Claremont was prone toward the long view, and began an enormous über-arc around #200 that ran, and ran, and ran for eighty issues and endless tie-ins until 1991. My patience wore out shy of the halfway point, but the departure of the disagreeable Marc Silvestri in favor of the ascendant Jim Lee and upward story momentum won me back. When a second adjectiveless X-Men series launched by that team, I bought a rare two copies (the first week of release plus the later high end edition) to do my part to get the debut's sales in the neighborhood of eight million copies. Although the arc in the first three issues did nothing for me, the previous two years worth of work earned the creative team a lot of leeway under my good graces. It was troubling then that after ongoing conflict with editor Bob Harras, Claremont left his babies after sixteen years of guidance in the hands of artists-turned-dilettante-writers and company hacks. I stuck it out until 1993 on the uneven Uncanny, abandoned the consistently terrible new X-Men a few months prior, but broadly dumped the X-titles and became a mutie hater after retarded crossover The X-Cutioner's Song. Aside from occasional and very brief backsliding dalliances, I've been x-free for nearly twenty years.
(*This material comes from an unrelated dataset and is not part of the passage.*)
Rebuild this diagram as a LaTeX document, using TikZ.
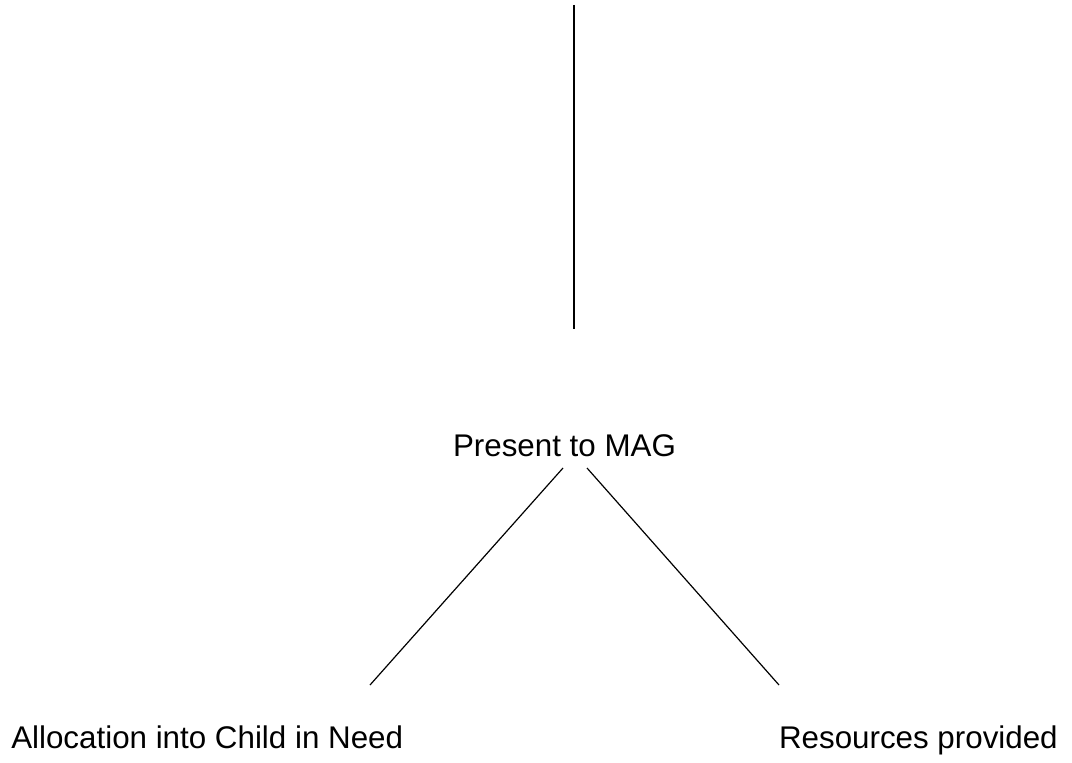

You may fail to see the relevance of my sharing my personal reading habits at length, but all will become clear. You see, for me and a good many other fans, Chris Claremont simply was the X-Men. Though he toyed with us by working on some peripheral books, and misguidedly tried to ape edgy British writers on an ill-fated return to Uncanny, Claremont remained the heart and hope of the franchise for us old school types. Finally, in a stroke of genius, Marvel greenlit an ongoing series set in a parallel continuity where Claremont could pick up exactly where he left off with X-Men #3 and go from there. Of course, Claremont had told plenty of people what his original plans were over the years, assuming he would never get the chance to tell his tales. Thus, we have X-Men Forever, in which Claremont mingles those plans that previously hadn't born fruit with new twists.

It was important for you to know all this, because this book is in no way intended for the uninitiated. Claremont does an alright job reminding everyone which stories were in development in 1991, but I can't imagine anyone without a prior emotional investment giving a good goddamn. The entire first issue is exposition, plus a left-field love affair between Wolverine and Jean Grey that exists because fans have long wanted it and it flies in the face of the domesticated Jean & Scott as married couple conceived after Claremont left. The first issue even ends on an awkward cliffhanger that leaves the major reveal for a few pages into the follow-up. The pace also picks up here, with hints of nasty developments and reminders that things vaguely touched upon nineteen years ago would now be thoroughly employed. You definitely get the sense of a long delayed "new world order" to the title, but again, you'd have to have been there the first time for any of it to matter.

The third issue gets deep enough into an ongoing conspiracy and "WTF?" moments that the tale finally kicks in at a more objective level. The fourth is problematic, as a tendency toward "off" characterization on Claremont's on terms really starts to nag. There's a lot of silliness (who didn't hate Jean's awful '90s costume, but to try out a new one in the midst of this chaos, and an unflattering one besides...) and telling-instead-of-showing, all of it amusingly heavy-handed verging on camp. The fifth and final issue in this collection teases a line-up changes that never occurs, complete with more new poorly designed outfits to not look forward to. As one would expect from Claremont, virtually nothing gets resolved, and instead a whole kettle of new revelations and complications closes out the volume.

X-Men Forever is a nostalgia exercise that tries so desperately to be bold and shocking, you want to pat its eager head and give it a hug and/or Ritalin. Everyone is trying so hard, especially '90s John Byrne acolyte Tom Grummett with his period flare for feathering, they at least deserve an "e" for effort. It's a hot mess if you missed this kind of storytelling from back in the day, and likely perplexing to anyone else.